By now, our Metrolinx rent subsidy has long expired. Rents in the neighbourhood have more than doubled, affordable housing options are slim to none and the units lost during this process have not been replaced. Where did everyone end up? Does Metrolinx know? Does Metrolinx care?
As members of King Street Tenants United, we conducted a “survey of displacement” to estimate the number of homes and businesses slated for demolition. We worked from the Metrolinx acquisition list, which listed 90 properties. We walked the route, knocking on doors, talking with residents and business owners, counting mailboxes and water meters. We counted 168 rental apartments, 12 singlefamily houses and 72 businesses. Demolitions are concentrated on the section of King Street between Wellington and Ottawa. This is a working-class district with the few remaining affordable neighbourhoods in the city, home to many low-income renters.

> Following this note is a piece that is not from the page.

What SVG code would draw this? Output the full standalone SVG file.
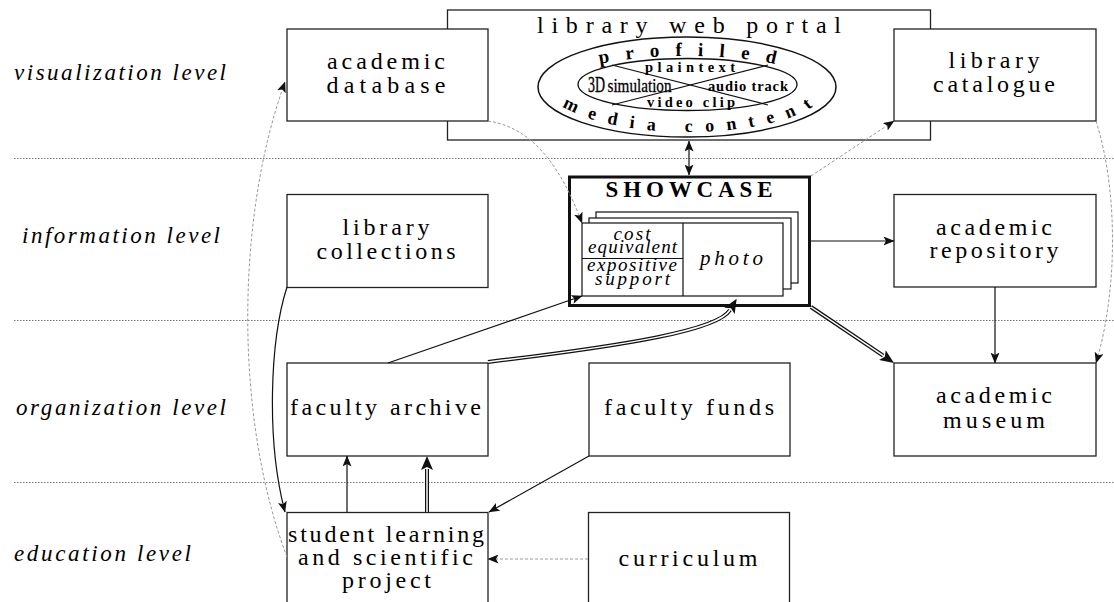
<svg xmlns="http://www.w3.org/2000/svg" width="1114" height="602" viewBox="0 0 1114 602" font-family="Liberation Serif, serif">
<style>
text{font-family:"Liberation Serif","Times New Roman",serif}
.box{fill:#fff;stroke:#222;stroke-width:1.3}
.t{font-size:24px;fill:#000;text-anchor:middle}
.lvl{font-size:23px;font-style:italic;fill:#000}
.sep{stroke:#777;stroke-width:1;stroke-dasharray:1.5 1.5}
.c{fill:none;stroke:#111;stroke-width:1.2}
.d{fill:none;stroke:#999;stroke-width:1;stroke-dasharray:3 2}
.dbl{fill:none;stroke:#111;stroke-width:4}
.dblw{fill:none;stroke:#fff;stroke-width:1.5}
.b{font-weight:bold;fill:#000}
.r{fill:#000}
.it{font-style:italic;fill:#000;text-anchor:middle}
</style>
<defs>
<marker id="ah" markerUnits="userSpaceOnUse" markerWidth="11" markerHeight="9" viewBox="0 0 11 9" refX="10.5" refY="4.5" orient="auto-start-reverse"><path d="M0,0 L11,4.5 L0,9 L2.5,4.5 z" fill="#111"/></marker>
<marker id="ahd" markerUnits="userSpaceOnUse" markerWidth="14" markerHeight="12" viewBox="0 0 14 12" refX="1" refY="6" orient="auto"><path d="M0,0 L14,6 L0,12 L3,6 z" fill="#111"/></marker>
<path id="topArc" d="M 557 87 A 130 31 0 0 1 817 87"/>
<path id="botArc" d="M 550 87 A 138 45 0 0 0 826 87"/>
</defs>

<g id="levels">
<line class="sep" x1="14" y1="158.5" x2="1114" y2="158.5"/>
<line class="sep" x1="14" y1="320.5" x2="1114" y2="320.5"/>
<line class="sep" x1="14" y1="482.5" x2="1114" y2="482.5"/>
<text class="lvl" x="14" y="80" textLength="212" lengthAdjust="spacing">visualization level</text>
<text class="lvl" x="22" y="243" textLength="198" lengthAdjust="spacing">information level</text>
<text class="lvl" x="16" y="415" textLength="210" lengthAdjust="spacing">organization level</text>
<text class="lvl" x="14" y="561" textLength="177" lengthAdjust="spacing">education level</text>
</g>

<g id="portal">
<rect class="box" x="447.5" y="10" width="483" height="130"/>
<text class="t" x="689" y="33" font-size="26" textLength="304" lengthAdjust="spacing">library web portal</text>
<ellipse cx="687" cy="87" rx="149" ry="50" fill="none" stroke="#111" stroke-width="1.5"/>
<ellipse cx="687.5" cy="84.5" rx="109.5" ry="26" fill="none" stroke="#111" stroke-width="1.3"/>
<line x1="612" y1="65" x2="768" y2="105" stroke="#111" stroke-width="1.2"/>
<line x1="612" y1="105" x2="768" y2="65" stroke="#111" stroke-width="1.2"/>
<text class="b" font-size="19" letter-spacing="16" text-anchor="middle"><textPath href="#topArc" startOffset="147">profiled</textPath></text>
<text class="b" font-size="18" letter-spacing="12.5" text-anchor="middle"><textPath href="#botArc" startOffset="159">media content</textPath></text>
<text class="b" x="690" y="72" font-size="14.5" text-anchor="middle" textLength="90" lengthAdjust="spacing">plaintext</text>
<text class="b" x="691" y="106.5" font-size="14.5" text-anchor="middle" textLength="88" lengthAdjust="spacing">video clip</text>
<text class="r" x="588" y="92" font-size="24" textLength="17" lengthAdjust="spacingAndGlyphs" stroke="#000" stroke-width="0.4">3D</text>
<text class="r" x="607.5" y="92" font-size="18" textLength="64" lengthAdjust="spacingAndGlyphs" stroke="#000" stroke-width="0.3">simulation</text>
<text class="b" x="708" y="91" font-size="14.5" textLength="80" lengthAdjust="spacing">audio track</text>
</g>

<g id="academic-database">
<rect class="box" x="287" y="29" width="201" height="92"/>
<text class="t" x="386" y="69" textLength="118" lengthAdjust="spacing">academic</text>
<text class="t" x="386" y="93" textLength="119" lengthAdjust="spacing">database</text>
</g>

<g id="library-catalogue">
<rect class="box" x="894" y="29" width="202" height="92"/>
<text class="t" x="994" y="68" textLength="91" lengthAdjust="spacing">library</text>
<text class="t" x="994" y="92" textLength="122" lengthAdjust="spacing">catalogue</text>
</g>

<g id="library-collections">
<rect class="box" x="287" y="194.5" width="201" height="93"/>
<text class="t" x="386" y="235" textLength="87" lengthAdjust="spacing">library</text>
<text class="t" x="386" y="259" textLength="139" lengthAdjust="spacing">collections</text>
</g>

<g id="showcase">
<rect x="569.5" y="177" width="240" height="128.5" fill="#fff" stroke="#111" stroke-width="3"/>
<text class="b" x="689" y="197" font-size="23" text-anchor="middle" textLength="167" lengthAdjust="spacing">SHOWCASE</text>
<rect x="596" y="212" width="202" height="71" fill="#fff" stroke="#111" stroke-width="1.2"/>
<rect x="589" y="218" width="202" height="71" fill="#fff" stroke="#111" stroke-width="1.2"/>
<rect x="582" y="223" width="201" height="73" fill="#fff" stroke="#111" stroke-width="1.2"/>
<line x1="683" y1="223" x2="683" y2="296" stroke="#111" stroke-width="1.2"/>
<line x1="582" y1="258.5" x2="683" y2="258.5" stroke="#111" stroke-width="1.2"/>
<text class="it" x="632" y="240" font-size="19" textLength="37" lengthAdjust="spacing">cost</text>
<text class="it" x="632.5" y="253" font-size="19" textLength="89" lengthAdjust="spacing">equivalent</text>
<text class="it" x="632" y="271" font-size="19" textLength="90" lengthAdjust="spacing">expositive</text>
<text class="it" x="632.5" y="285" font-size="19" textLength="75" lengthAdjust="spacing">support</text>
<text class="it" x="731.5" y="265" font-size="21" textLength="63" lengthAdjust="spacing">photo</text>
</g>

<g id="academic-repository">
<rect class="box" x="894" y="194.5" width="202" height="92.5"/>
<text class="t" x="994" y="235" textLength="116" lengthAdjust="spacing">academic</text>
<text class="t" x="994" y="258" textLength="129" lengthAdjust="spacing">repository</text>
</g>

<g id="faculty-archive">
<rect class="box" x="287" y="363" width="201" height="93"/>
<text class="t" x="385.5" y="415" textLength="191" lengthAdjust="spacing">faculty archive</text>
</g>

<g id="faculty-funds">
<rect class="box" x="589" y="363" width="201" height="93"/>
<text class="t" x="689" y="415" textLength="170" lengthAdjust="spacing">faculty funds</text>
</g>

<g id="academic-museum">
<rect class="box" x="894" y="363" width="202" height="93"/>
<text class="t" x="994" y="403" textLength="116" lengthAdjust="spacing">academic</text>
<text class="t" x="994" y="428" textLength="102" lengthAdjust="spacing">museum</text>
</g>

<g id="student-project">
<rect class="box" x="287" y="512.5" width="201" height="93"/>
<text class="t" x="386" y="542" textLength="196" lengthAdjust="spacing">student learning</text>
<text class="t" x="385.5" y="565" textLength="175" lengthAdjust="spacing">and scientific</text>
<text class="t" x="386.5" y="588" textLength="89" lengthAdjust="spacing">project</text>
</g>

<g id="curriculum">
<rect class="box" x="588.5" y="512.5" width="201" height="93"/>
<text class="t" x="688" y="566" textLength="139" lengthAdjust="spacing">curriculum</text>
</g>

<g id="connectors">
<path class="c" d="M 689 141 L 689 175" marker-start="url(#ah)" marker-end="url(#ah)"/>
<path class="c" d="M 811 241 L 894 241" marker-end="url(#ah)"/>
<path class="c" d="M 995 287 L 995 363" marker-end="url(#ah)"/>
<path class="c" d="M 388 363 L 582 296" marker-end="url(#ah)"/>
<path class="c" d="M 287 287 C 270 340, 266 440, 285 512" marker-end="url(#ah)"/>
<path class="c" d="M 347 512 L 347 456" marker-end="url(#ah)"/>
<path class="c" d="M 589 456 L 489 512" marker-end="url(#ah)"/>
<path class="d" d="M 488 121 C 535 128, 562 170, 582 223" marker-end="url(#ah)"/>
<path class="d" d="M 811 176 L 894 121" marker-end="url(#ah)"/>
<path class="d" d="M 1096 121 C 1118 190, 1118 290, 1096 363" marker-end="url(#ah)"/>
<path class="d" d="M 287 557 C 235 420, 235 220, 285 82" marker-end="url(#ah)"/>
<path class="d" d="M 588 559 L 488 559" marker-end="url(#ah)"/>
<path class="dbl" d="M 811 307 L 883.2 355.7" marker-end="url(#ahd)"/>
<path class="dblw" d="M 811 307 L 883.2 355.7"/>
<path class="dbl" d="M 427 512 L 427 469" marker-end="url(#ahd)"/>
<path class="dblw" d="M 427 512 L 427 469"/>
<path class="dbl" d="M 488 362 C 630 345, 718 330, 730 310" marker-end="url(#ahd)"/>
<path class="dblw" d="M 488 362 C 630 345, 718 330, 730 310"/>
</g>
</svg>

In our view, the LRT was never primarily a transit project but rather a development scheme to displace the poor and working-class from the core of the lower city. Along with plans for the train came new Transit Oriented Corridor plans that unzoned land along the route, increasing property values overnight and attracting a new wave of developers and investors. Since then, there have been countless stories of renovictions, demovictions, condo conversions. Rents across the neighbourhood have gone up, pushing people out. There are many pseudonyms that get thrown around, like revitalization, but let’s call it what it is. Social cleansing. Gentrification. Displacement.
At this point, the least Metrolinx and the city can do is be honest about the number of rentals demolished and tenants evicted and reconnect with all households displaced. They should extend our rent subsidies for the duration of the construction period and offer us the right of first refusal to move into new affordable housing units built along the corridor. Leftover land acquired by Metrolinx should be kept under public ownership and donated to social housing developers. At a minimum, rental units demolished should be replaced one-for-one with new social housing units. Metrolinx should be made to answer for its treatment of tenants in Hamilton before starting projects elsewhere and wreaking havoc on other communities.